Re: [Xen-devel] Re: [XEN] using shmfs for swapspace

From: Adam Heath
Date: Mon Jan 03 2005 - 16:23:35 EST


On Mon, 3 Jan 2005, Luke Kenneth Casson Leighton wrote:

> On Mon, Jan 03, 2005 at 01:31:34PM -0500, Joseph Fannin wrote:
> > On Sun, Jan 02, 2005 at 04:26:52PM +0000, Luke Kenneth Casson Leighton wrote:
> > [...]
> > > this is presumed to be infinitely better than forcing the swapspace to
> > > be always on disk, especially with the guests only being allocated
> > > 32mbyte of physical RAM.
> >
> > I'd be interested in knowing how a tmpfs that's gone far into swap
> > performs compared to a more normal on-disk fs.
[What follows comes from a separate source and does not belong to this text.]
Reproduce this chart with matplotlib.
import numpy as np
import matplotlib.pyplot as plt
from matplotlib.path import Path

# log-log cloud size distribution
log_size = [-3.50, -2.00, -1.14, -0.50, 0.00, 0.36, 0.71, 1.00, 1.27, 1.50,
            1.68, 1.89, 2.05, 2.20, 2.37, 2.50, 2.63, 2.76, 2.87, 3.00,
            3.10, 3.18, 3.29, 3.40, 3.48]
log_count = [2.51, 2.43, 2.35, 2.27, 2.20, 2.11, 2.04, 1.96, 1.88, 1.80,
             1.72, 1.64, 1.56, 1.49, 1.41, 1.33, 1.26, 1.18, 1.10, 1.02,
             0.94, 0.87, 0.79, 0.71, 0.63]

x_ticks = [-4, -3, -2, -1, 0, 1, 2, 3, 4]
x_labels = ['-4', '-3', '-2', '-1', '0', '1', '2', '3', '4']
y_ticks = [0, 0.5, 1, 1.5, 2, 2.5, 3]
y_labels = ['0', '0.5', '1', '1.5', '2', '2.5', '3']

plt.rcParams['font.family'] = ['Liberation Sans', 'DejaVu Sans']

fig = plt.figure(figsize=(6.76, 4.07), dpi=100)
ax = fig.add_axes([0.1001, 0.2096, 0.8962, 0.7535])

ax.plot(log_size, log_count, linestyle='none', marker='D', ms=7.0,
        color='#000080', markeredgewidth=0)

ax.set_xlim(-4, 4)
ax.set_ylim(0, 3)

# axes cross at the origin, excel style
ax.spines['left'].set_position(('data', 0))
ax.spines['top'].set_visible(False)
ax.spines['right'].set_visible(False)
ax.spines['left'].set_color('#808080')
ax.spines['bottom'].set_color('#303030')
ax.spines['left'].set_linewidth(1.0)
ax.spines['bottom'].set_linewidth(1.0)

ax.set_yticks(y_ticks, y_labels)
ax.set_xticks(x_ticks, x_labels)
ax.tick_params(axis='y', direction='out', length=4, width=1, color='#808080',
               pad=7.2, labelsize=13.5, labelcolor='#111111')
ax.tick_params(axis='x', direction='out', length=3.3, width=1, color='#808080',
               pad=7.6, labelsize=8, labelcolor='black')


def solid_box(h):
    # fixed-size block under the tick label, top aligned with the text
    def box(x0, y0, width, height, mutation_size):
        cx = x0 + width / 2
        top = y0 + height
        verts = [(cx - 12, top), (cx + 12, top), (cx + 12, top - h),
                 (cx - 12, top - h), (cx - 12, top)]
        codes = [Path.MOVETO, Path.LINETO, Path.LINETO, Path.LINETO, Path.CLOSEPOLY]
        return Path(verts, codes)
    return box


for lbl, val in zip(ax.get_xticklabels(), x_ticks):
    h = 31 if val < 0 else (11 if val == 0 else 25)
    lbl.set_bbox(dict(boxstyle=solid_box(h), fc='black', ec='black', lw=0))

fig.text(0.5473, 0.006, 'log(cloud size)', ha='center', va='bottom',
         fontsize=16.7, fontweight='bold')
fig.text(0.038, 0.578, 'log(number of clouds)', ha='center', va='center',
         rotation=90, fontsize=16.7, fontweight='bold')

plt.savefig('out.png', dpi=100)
I don't know if anyone
> > has ever looked into it. Is it comparable, or is tmpfs's ability to
> > swap more a last-resort escape hatch?
> >
> > This is the part where I would add something valuable to this
> > conversation, if I were going to do that. (But no.)
>
> :)
>
> okay.
>
> some kind person from ibm pointed out that of course if you use a
> file-based swap file (in xen terminology,
> disk=['file:/xen/guest1-swapfile,/dev/sda2,rw'] which means "publish
> guest1-swapfile on the DOM0 VM as /dev/sda2 hard drive on the
> guest1 VM) then you of course end up using the linux filesystem cache
> on DOM0 which is of course RAM-based.
>
> so this tends to suggest a strategy where you allocate as
> much memory as you can afford to the DOM0 VM, and as little
> as you can afford to the guests, and make the guest swap
> files bigger to compensate.

But the guest kernels need real ram to run programs in.

The problem with dom0 doing the caching, is that dom0 has no idea about the
usage pattern for the swap. It's just a plain file to dom0. Only each guest
kernel knows how to combine swap reads/writes correctly.